Het Schouwtoneel
Henri Ghéon, De Goede Reis of de Doode te Paard
Deze pelgrimade van Ghéon wijst, meer dan naar de hemel, naar de aardse pelgrims, wier verlangens allerminst zuiver ingesteld zijn op het verheven doel, waarvoor zij de reis aanvaardden. Integendeel; in hen is de profane begeerte, de kleine en zielige nabijheid van het eindpunt tot vroom zelfbedrog geworden, dat pas ontmaskerd wordt door de heilige Jacob van Compostella zelf. Zijn plotselinge komst brengt de omkeer. De tuinman Norbert, de bescheidene, aarzelende, blijkt de trouwste dienaar te zijn geweest van zijn roeping, waarin hij nauwelijks waagde te geloven. Alle plechtige leden der overigen verschijnen nu als karikaturen; slechts de bevreesde (voor het grote woord) is waard de heilige te zien, onmiddellijk het goddelijke te ervaren, omdat hij niet bang was voor de eenvoudige daad.

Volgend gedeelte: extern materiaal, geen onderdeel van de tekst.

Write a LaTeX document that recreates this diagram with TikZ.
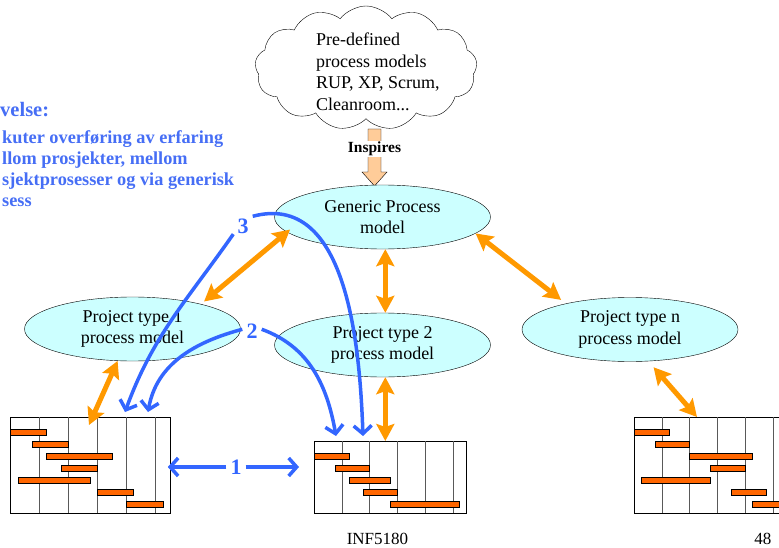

Ghéon legt in zijn mirakelspelen sterk de nadruk op het humoristische in de kruising van menselijke onvolkomenheid en bovenmenselijk willen. Hier komen de
pelgrims ten tonele niet als grote zoekers, maar als rentenier, kruidenier etc., die in een onbewaakt ogenblik tot de bedevaart besloten. In den beginne heeft het ideaal de overhand op het ondermaans belang, al wordt in de restrictie, ‘behoudens onvoorziene omstandigheden’ bij de overigens zo pompeuze eed dadelijk de innerlijke zwakheid gevoeld. Steeds vozer blijkt de gelofte tegenover de ontnuchterende feiten; steeds lachwekkender wordt de pose dezer cleyne luyden, terwijl de woordarme Norbert steeds groeit, boven zijn nederige zelfkennis uit tot heraut van de heilige boodschap.

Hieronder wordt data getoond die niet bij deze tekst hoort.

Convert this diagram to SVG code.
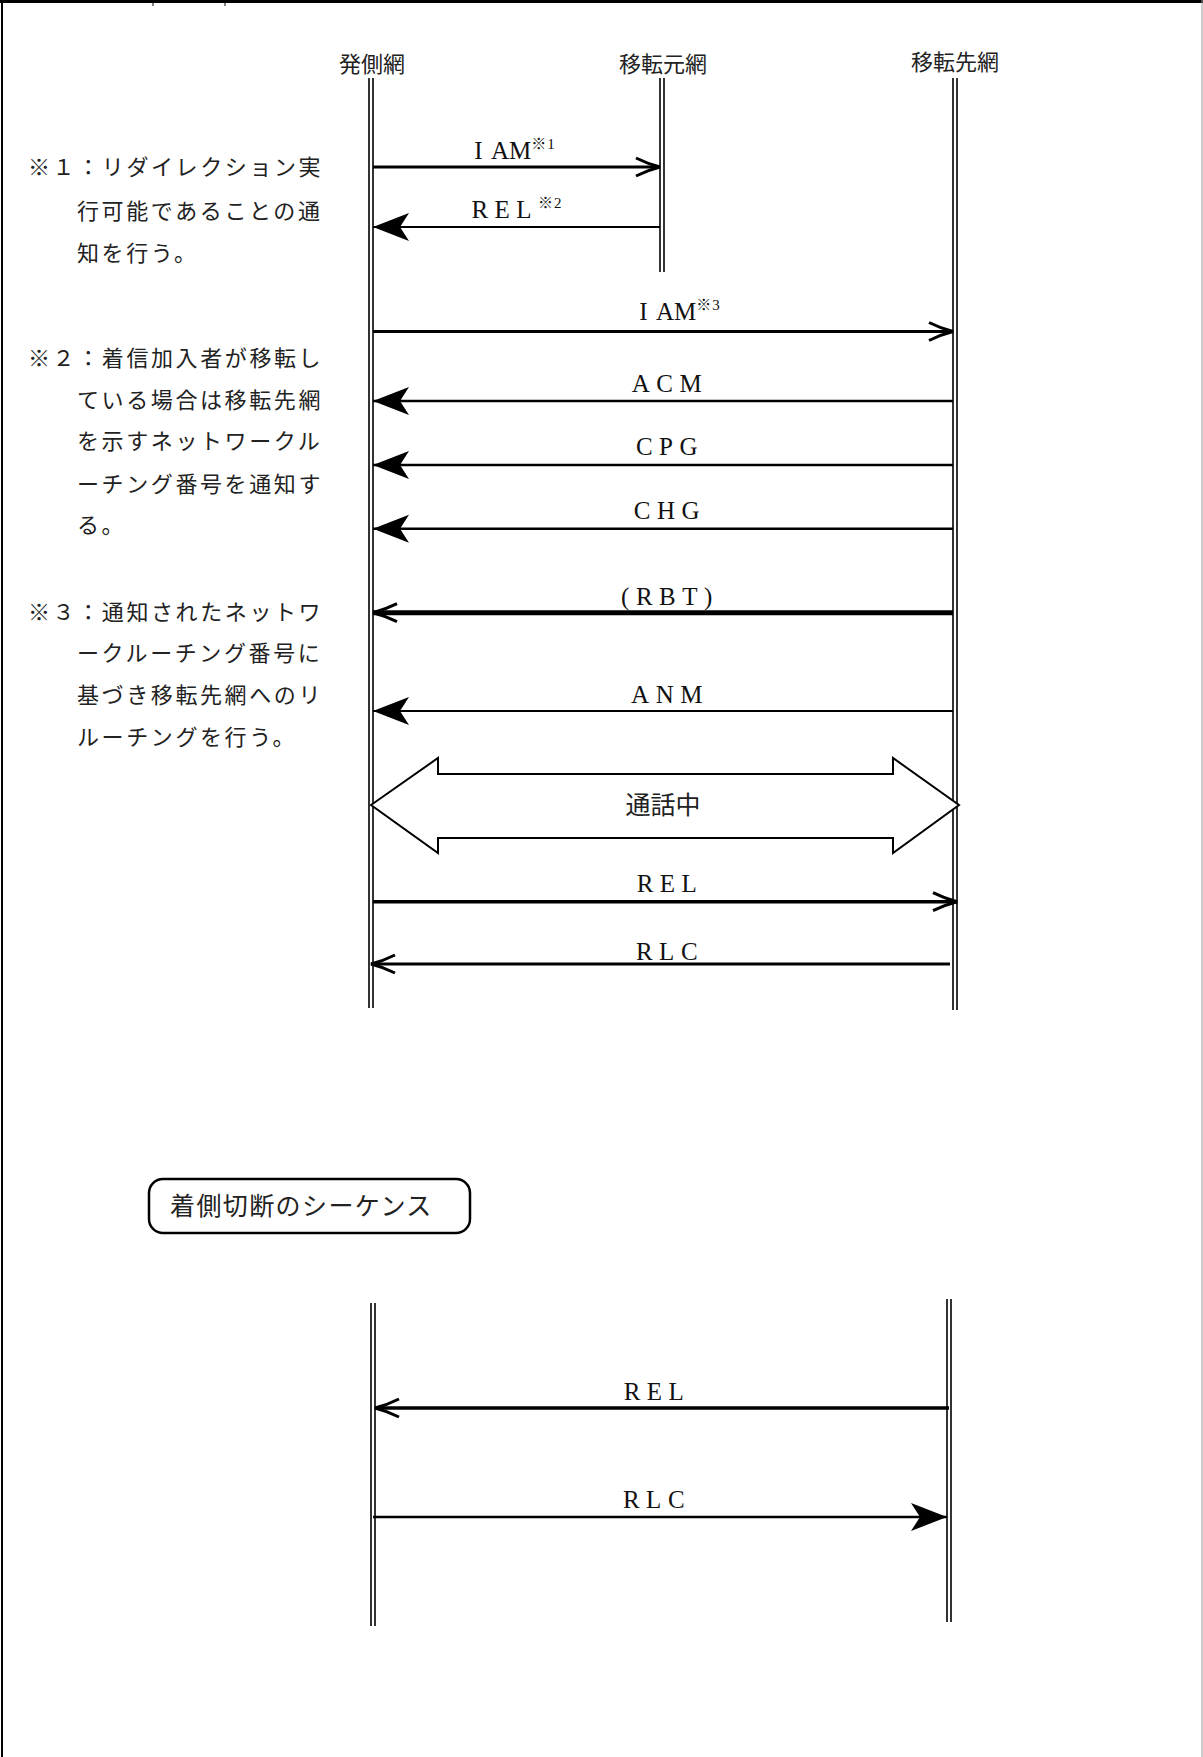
<svg xmlns="http://www.w3.org/2000/svg" width="1203" height="1757" viewBox="0 0 1203 1757">
<style>
.hdr{font-family:"Noto Sans CJK JP",sans-serif;font-size:22px;fill:#222;text-anchor:middle}
.note{font-family:"Noto Sans CJK JP",sans-serif;font-size:22px;letter-spacing:2.6px;fill:#222}
.lbl{font-family:"Liberation Serif","Noto Sans CJK JP",serif;font-size:25px;letter-spacing:6.5px;fill:#111;text-anchor:middle}
.sup{font-size:15px;letter-spacing:1px}
.life{stroke:#000;stroke-width:1.6;fill:none}
.msg{stroke:#000;fill:none}
.big{font-family:"Noto Sans CJK JP",sans-serif;font-size:25px;fill:#222}
</style>
<defs>
<marker id="barb" viewBox="0 0 28 22" refX="26" refY="11" markerWidth="28" markerHeight="22" markerUnits="userSpaceOnUse" orient="auto">
<path d="M2,2 Q14,8 26,11 Q14,14 2,20" fill="none" stroke="#000" stroke-width="3"/>
</marker>
<marker id="stealth" viewBox="0 0 36 30" refX="36" refY="15" markerWidth="36" markerHeight="30" markerUnits="userSpaceOnUse" orient="auto">
<path d="M36,15 L0,1 L9,15 L0,29 Z" fill="#000"/>
</marker>
</defs>
<rect width="1203" height="1757" fill="#fff"/>
<g id="frame">
<line x1="0" y1="1.5" x2="1203" y2="1.5" stroke="#000" stroke-width="3"/>
<line x1="2" y1="0" x2="2" y2="1757" stroke="#000" stroke-width="2"/>
<line x1="1202" y1="0" x2="1202" y2="1757" stroke="#999" stroke-width="1"/>
<line x1="153" y1="0" x2="153" y2="6" stroke="#000" stroke-width="1"/>
<line x1="225" y1="0" x2="225" y2="6" stroke="#000" stroke-width="1"/>
</g>
<g id="node-hassoku">
<text class="hdr" x="372" y="72">発側網</text>
<line class="life" x1="369" y1="78" x2="369" y2="1008"/>
<line class="life" x1="373" y1="78" x2="373" y2="1008"/>
</g>
<g id="node-itenmoto">
<text class="hdr" x="663" y="72">移転元網</text>
<line class="life" x1="660" y1="78" x2="660" y2="272"/>
<line class="life" x1="664" y1="78" x2="664" y2="272"/>
</g>
<g id="node-itensaki">
<text class="hdr" x="955" y="70">移転先網</text>
<line class="life" x1="953" y1="78" x2="953" y2="1010"/>
<line class="life" x1="957" y1="78" x2="957" y2="1010"/>
</g>
<g id="notes">
<text class="note" x="28" y="175">※１：リダイレクション実</text>
<text class="note" x="77" y="218.6">行可能であることの通</text>
<text class="note" x="77" y="261">知を行う。</text>
<text class="note" x="28" y="366">※２：着信加入者が移転し</text>
<text class="note" x="77" y="408">ている場合は移転先網</text>
<text class="note" x="77" y="449">を示すネットワークル</text>
<text class="note" x="77" y="492">ーチング番号を通知す</text>
<text class="note" x="77" y="533">る。</text>
<text class="note" x="28" y="619.6">※３：通知されたネットワ</text>
<text class="note" x="77" y="661">ークルーチング番号に</text>
<text class="note" x="77" y="702.5">基づき移転先網へのリ</text>
<text class="note" x="77" y="745">ルーチングを行う。</text>
</g>
<g id="connectors">
<line class="msg" x1="373" y1="167" x2="660" y2="167" stroke-width="3" marker-end="url(#barb)"/>
<line class="msg" x1="660" y1="227" x2="373" y2="227" stroke-width="2" marker-end="url(#stealth)"/>
<line class="msg" x1="373" y1="331.5" x2="953" y2="331.5" stroke-width="3" marker-end="url(#barb)"/>
<line class="msg" x1="953" y1="401" x2="373" y2="401" stroke-width="2.5" marker-end="url(#stealth)"/>
<line class="msg" x1="953" y1="465" x2="373" y2="465" stroke-width="2.5" marker-end="url(#stealth)"/>
<line class="msg" x1="953" y1="528.7" x2="373" y2="528.7" stroke-width="2.5" marker-end="url(#stealth)"/>
<line class="msg" x1="953" y1="612.7" x2="373" y2="612.7" stroke-width="5" marker-end="url(#barb)"/>
<line class="msg" x1="953" y1="711" x2="373" y2="711" stroke-width="2" marker-end="url(#stealth)"/>
<line class="msg" x1="373" y1="901.7" x2="957" y2="901.7" stroke-width="3.5" marker-end="url(#barb)"/>
<line class="msg" x1="950" y1="964" x2="371" y2="964" stroke-width="3" marker-end="url(#barb)"/>
<line class="msg" x1="949" y1="1408" x2="375" y2="1408" stroke-width="3.5" marker-end="url(#barb)"/>
<line class="msg" x1="373" y1="1517" x2="947" y2="1517" stroke-width="2.5" marker-end="url(#stealth)"/>
</g>
<g id="labels">
<text class="lbl" x="515" y="158.5">I<tspan dx="2" letter-spacing="0">AM</tspan><tspan class="sup" dy="-10">※1</tspan></text>
<text class="lbl" x="517" y="218">REL<tspan class="sup" dy="-10">※2</tspan></text>
<text class="lbl" x="680" y="320">I<tspan dx="2" letter-spacing="0">AM</tspan><tspan class="sup" dy="-10">※3</tspan></text>
<text class="lbl" x="670" y="392">ACM</text>
<text class="lbl" x="670" y="455">CPG</text>
<text class="lbl" x="670" y="519">CHG</text>
<text class="lbl" x="670" y="605">(RBT)</text>
<text class="lbl" x="670" y="703">ANM</text>
<text class="lbl" x="670" y="892">REL</text>
<text class="lbl" x="670" y="959.5">RLC</text>
</g>
<g id="node-tsuwachu">
<polygon points="371,805 438,758 438,774 893,774 893,758 959,805 893,853 893,838 438,838 438,853" fill="#fff" stroke="#000" stroke-width="2"/>
<text class="big" x="663" y="814" text-anchor="middle">通話中</text>
</g>
<g id="node-title">
<rect x="149" y="1179" width="321" height="54" rx="14" fill="#fff" stroke="#000" stroke-width="2.5"/>
<text class="big" x="170" y="1215" letter-spacing="1.4">着側切断のシーケンス</text>
</g>
<g id="node-hassoku-2">
<line class="life" x1="371" y1="1303" x2="371" y2="1626"/>
<line class="life" x1="375" y1="1303" x2="375" y2="1626"/>
</g>
<g id="node-itensaki-2">
<line class="life" x1="947" y1="1299" x2="947" y2="1622"/>
<line class="life" x1="951" y1="1299" x2="951" y2="1622"/>
</g>
<g id="labels-2">
<text class="lbl" x="657" y="1400">REL</text>
<text class="lbl" x="657" y="1508">RLC</text>
</g>
</svg>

Men vergelijke dit bij De Arme onder de Trap, waarvan de Haghespelers in het vorige seizoen een opvoering gaven. In alle opzichten is dit werk beter; als mirakelspel niet alleen, ook in de dramatisering van het (ontleende) gegeven. Hier niet de verbrokkeling in oneerlijk aandoende heiligheid en wat gijnige mopjes; de humor werd thans een noodzakelijke verkleining van het krentenwegersverlangen tegenover de zware eis van het waarachtig pelgrimschap. En daarom is ook het wonder, de verschijning van St. Jacob, geheel op zijn plaats. Dat deze omkeer in het tweede bedrijf komt, waardoor het derde enigszins gedrukt wordt, kan tenslotte geen afbreuk doen aan het effect, evenmin als het primitief-materiële in de reddingsmogelijkheid, die de heilige zijn afgedwaalde schapen voor ogen laat stellen.

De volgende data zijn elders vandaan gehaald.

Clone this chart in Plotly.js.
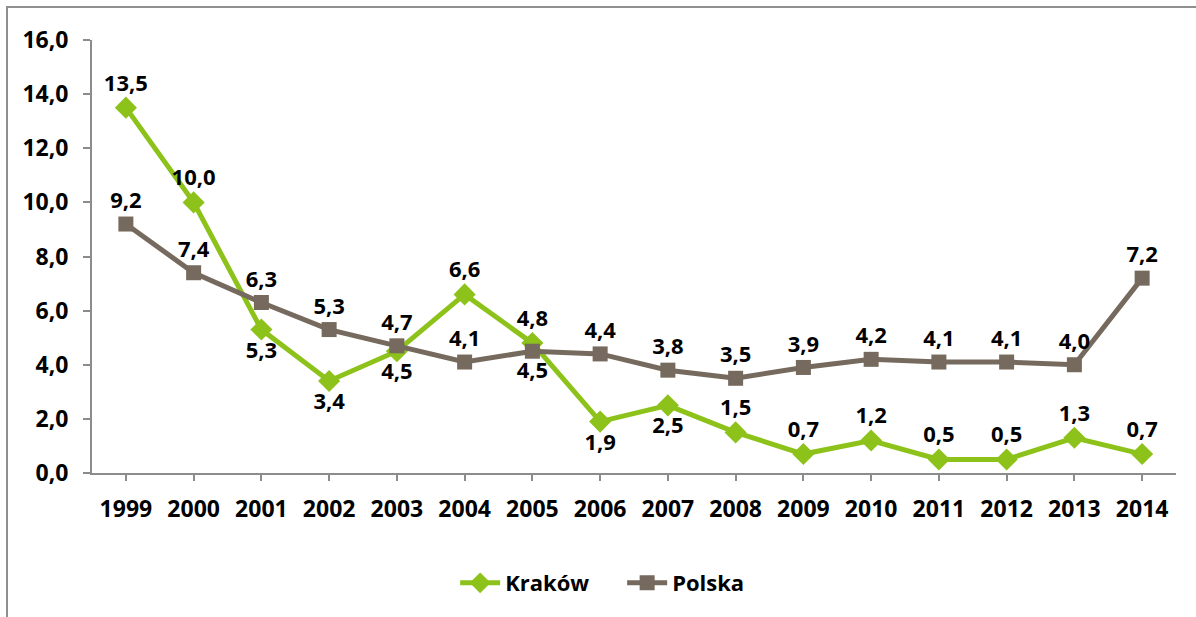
<!DOCTYPE html>
<html>
<head>
<meta charset="utf-8">
<script src="https://cdn.plot.ly/plotly-3.0.1.min.js"></script>
<style>
html,body{margin:0;padding:0;background:#fff;}
#wrap{position:relative;width:1196px;height:617px;overflow:hidden;}
#frame{position:absolute;left:6px;top:6px;width:1300px;height:700px;border-left:2px solid #8f8f8f;border-top:2px solid #8f8f8f;pointer-events:none;}
#chart{position:absolute;left:0;top:0;width:1196px;height:617px;}
</style>
</head>
<body>
<div id="wrap"><div id="chart"></div><div id="frame"></div></div>
<script>
const years = ['1999','2000','2001','2002','2003','2004','2005','2006','2007','2008','2009','2010','2011','2012','2013','2014'];
const krakow = [13.5,10.0,5.3,3.4,4.5,6.6,4.8,1.9,2.5,1.5,0.7,1.2,0.5,0.5,1.3,0.7];
const polska = [9.2,7.4,6.3,5.3,4.7,4.1,4.5,4.4,3.8,3.5,3.9,4.2,4.1,4.1,4.0,7.2];
const krakowLabelPos = ['top','top','bottom','bottom','bottom','top','top','bottom','bottom','top','top','top','top','top','top','top'];
const polskaLabelPos = ['top','top','top','top','top','top','bottom','top','top','top','top','top','top','top','top','top'];

const GREEN = '#8dc21a';
const BROWN = '#756a5d';
const FONT = {family:'"Open Sans", Lato, sans-serif', size:22, color:'#000', weight:700};
const TICKFONT = {family:'"Open Sans", Lato, sans-serif', size:23, color:'#000', weight:700};

const traces = [
  {x: years, y: krakow, name: 'Kraków', type:'scatter', mode:'lines+markers+text',
   line:{color:GREEN, width:5}, marker:{symbol:'diamond', size:17, color:GREEN},
   texttemplate:'%{y:.1f}', textposition: krakowLabelPos.map(p => p + ' center'),
   textfont: FONT, cliponaxis:false, hoverinfo:'x+y'},
  {x: years, y: polska, name: 'Polska', type:'scatter', mode:'lines+markers+text',
   line:{color:BROWN, width:5}, marker:{symbol:'square', size:15, color:BROWN},
   texttemplate:'%{y:.1f}', textposition: polskaLabelPos.map(p => p + ' center'),
   textfont: FONT, cliponaxis:false, hoverinfo:'x+y'}
];

const layout = {
  width:1196, height:617,
  margin:{l:92, r:20, t:40, b:144},
  separators:', ',
  paper_bgcolor:'#fff', plot_bgcolor:'#fff',
  showlegend:true,
  legend:{orientation:'h', x:0.335, xanchor:'left', y:-0.254, yanchor:'middle',
          font:FONT, itemwidth:40, entrywidth:112, tracegroupgap:0},
  xaxis:{type:'category', range:[-0.5,15.5], showline:true, linecolor:'#8c8c8c', linewidth:2,
         ticks:'outside', ticklen:6, tickcolor:'#8c8c8c', tickwidth:2, showgrid:false, zeroline:false,
         tickfont:TICKFONT, ticklabelstandoff:8, fixedrange:true},
  yaxis:{range:[0,16], dtick:2, tickformat:'.1f', showline:true, linecolor:'#8c8c8c', linewidth:2,
         ticks:'outside', ticklen:7, tickcolor:'#8c8c8c', tickwidth:2, showgrid:false, zeroline:false,
         tickfont:TICKFONT, ticklabelstandoff:10, fixedrange:true}
};

Plotly.newPlot('chart', traces, layout, {displayModeBar:false, staticPlot:true});
</script>
</body>
</html>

Ook deze opvoering van het Schouwtooneel stond ver boven de weinig samenhangende van Verkade, wiens creatie in De Arme volkomen geslagen werd door van Warmelo als Norbert. Van deze acteur zag ik dikwijls prachtig bij werk (in de Spaansche Brabander b.v.); ook als hoofdfiguur mag hij er zijn, zoals hij in De Goede Reis bewees. Vooral de fase van schijnbare weifeling (eerste akte) tegenover de schijnbaar heroieke medepelgrims werd ingehouden en stil door hem gespeeld, met de schone en nederige nuances, die zijn stem eigen zijn. Van de bedevaartgangers, allen min of meer slachtoffers van een werelds belang (de verliefde
Julien is een overgang tussen de anderen en Norbert) moeten de forse Grégoire van Ko van Dijk en de matgespeelde student Felix van Carel Rijken in het bijzonder genoemd worden.
Bepaald een fout in de regie van v.d. Horst, die overigens de problemen van dit spel uitstekend had opgelost, scheen mij de ietwat blikken heilige Jacob (Hugo Reyst), waaraan alle miraculeuze hoogheid ontbrak.